*What this task involves*.
Using the records below, copy exactly the part that opens with the line holding "Rebuild this chart" and closes with the line holding "ax = fig.add_axes([111", minus the pictures.
** start Dataset extract **
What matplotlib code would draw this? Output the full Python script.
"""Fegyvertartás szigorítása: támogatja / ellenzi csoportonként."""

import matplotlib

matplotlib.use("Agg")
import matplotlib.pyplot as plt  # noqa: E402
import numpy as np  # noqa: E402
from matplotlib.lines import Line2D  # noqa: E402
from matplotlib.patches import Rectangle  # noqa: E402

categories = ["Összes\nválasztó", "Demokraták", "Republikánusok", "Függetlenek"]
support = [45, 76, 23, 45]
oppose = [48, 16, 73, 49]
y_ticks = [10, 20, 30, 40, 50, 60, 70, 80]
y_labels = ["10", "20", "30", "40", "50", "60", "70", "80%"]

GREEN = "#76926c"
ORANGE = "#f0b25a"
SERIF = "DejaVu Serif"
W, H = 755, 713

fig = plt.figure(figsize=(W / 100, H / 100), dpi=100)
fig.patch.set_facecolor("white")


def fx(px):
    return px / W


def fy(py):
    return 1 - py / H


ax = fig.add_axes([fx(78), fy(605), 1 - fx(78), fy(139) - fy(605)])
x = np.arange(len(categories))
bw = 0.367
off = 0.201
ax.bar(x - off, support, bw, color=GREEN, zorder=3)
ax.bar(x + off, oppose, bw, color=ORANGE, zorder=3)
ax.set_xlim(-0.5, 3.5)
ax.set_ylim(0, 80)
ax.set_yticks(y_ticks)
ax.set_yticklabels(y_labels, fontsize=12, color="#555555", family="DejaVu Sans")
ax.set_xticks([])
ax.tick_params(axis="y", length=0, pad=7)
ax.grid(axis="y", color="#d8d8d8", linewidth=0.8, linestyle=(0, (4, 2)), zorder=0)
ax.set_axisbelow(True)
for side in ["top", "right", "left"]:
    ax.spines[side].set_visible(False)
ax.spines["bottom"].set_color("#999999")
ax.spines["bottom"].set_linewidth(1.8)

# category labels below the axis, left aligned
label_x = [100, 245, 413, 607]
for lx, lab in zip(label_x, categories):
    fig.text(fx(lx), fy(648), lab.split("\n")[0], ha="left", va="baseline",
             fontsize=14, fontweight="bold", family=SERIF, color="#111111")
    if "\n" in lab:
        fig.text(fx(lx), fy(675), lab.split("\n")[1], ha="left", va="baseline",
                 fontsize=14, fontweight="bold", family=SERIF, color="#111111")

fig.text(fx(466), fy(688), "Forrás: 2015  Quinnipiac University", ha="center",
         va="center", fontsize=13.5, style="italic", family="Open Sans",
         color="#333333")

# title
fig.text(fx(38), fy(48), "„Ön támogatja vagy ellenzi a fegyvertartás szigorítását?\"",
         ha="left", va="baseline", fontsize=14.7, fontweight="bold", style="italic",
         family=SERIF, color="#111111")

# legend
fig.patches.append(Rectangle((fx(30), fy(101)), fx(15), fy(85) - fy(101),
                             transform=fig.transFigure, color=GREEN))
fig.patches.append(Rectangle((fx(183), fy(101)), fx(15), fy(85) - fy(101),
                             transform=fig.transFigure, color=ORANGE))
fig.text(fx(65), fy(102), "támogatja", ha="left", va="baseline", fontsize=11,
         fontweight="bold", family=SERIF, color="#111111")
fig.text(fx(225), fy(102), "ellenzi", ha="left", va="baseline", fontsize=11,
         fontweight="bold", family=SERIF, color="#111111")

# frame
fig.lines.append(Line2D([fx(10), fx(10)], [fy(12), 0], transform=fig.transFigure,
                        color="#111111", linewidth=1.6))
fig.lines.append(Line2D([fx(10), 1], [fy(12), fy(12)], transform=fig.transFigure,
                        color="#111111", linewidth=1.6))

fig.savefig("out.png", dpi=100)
** end Dataset extract **
** start Dataset extract **
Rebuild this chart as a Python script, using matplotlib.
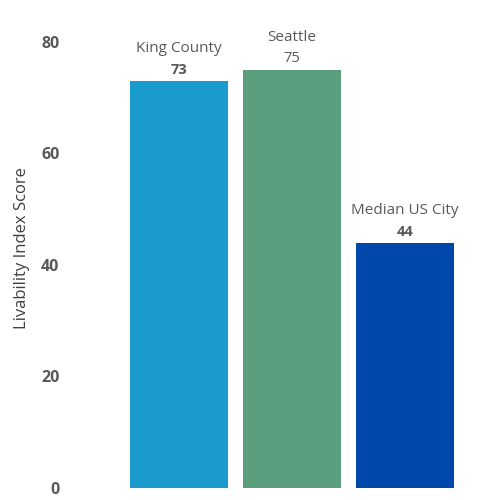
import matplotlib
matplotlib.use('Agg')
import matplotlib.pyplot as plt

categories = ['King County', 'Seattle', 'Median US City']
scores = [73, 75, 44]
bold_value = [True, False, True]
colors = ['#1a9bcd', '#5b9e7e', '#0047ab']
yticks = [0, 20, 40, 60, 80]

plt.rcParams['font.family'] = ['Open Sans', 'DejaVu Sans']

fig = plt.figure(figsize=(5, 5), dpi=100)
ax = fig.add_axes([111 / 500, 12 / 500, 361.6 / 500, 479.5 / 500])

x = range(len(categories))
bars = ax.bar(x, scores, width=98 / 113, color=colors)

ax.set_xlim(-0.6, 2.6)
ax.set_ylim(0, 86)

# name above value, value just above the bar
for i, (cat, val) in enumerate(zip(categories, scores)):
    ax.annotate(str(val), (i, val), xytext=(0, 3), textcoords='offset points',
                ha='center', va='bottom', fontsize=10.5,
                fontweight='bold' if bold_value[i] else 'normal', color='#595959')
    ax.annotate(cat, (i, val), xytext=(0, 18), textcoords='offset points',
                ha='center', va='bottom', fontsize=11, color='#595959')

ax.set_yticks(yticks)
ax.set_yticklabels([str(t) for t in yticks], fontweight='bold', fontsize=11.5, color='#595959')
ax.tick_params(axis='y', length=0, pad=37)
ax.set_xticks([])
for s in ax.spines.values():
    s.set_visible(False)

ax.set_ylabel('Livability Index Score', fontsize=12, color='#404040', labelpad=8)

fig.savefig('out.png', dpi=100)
** end Dataset extract **
*The answer*.
Rebuild this chart as a Python script, using matplotlib.
import matplotlib
matplotlib.use('Agg')
import matplotlib.pyplot as plt

categories = ['King County', 'Seattle', 'Median US City']
scores = [73, 75, 44]
bold_value = [True, False, True]
colors = ['#1a9bcd', '#5b9e7e', '#0047ab']
yticks = [0, 20, 40, 60, 80]

plt.rcParams['font.family'] = ['Open Sans', 'DejaVu Sans']

fig = plt.figure(figsize=(5, 5), dpi=100)
ax = fig.add_axes([111 / 500, 12 / 500, 361.6 / 500, 479.5 / 500])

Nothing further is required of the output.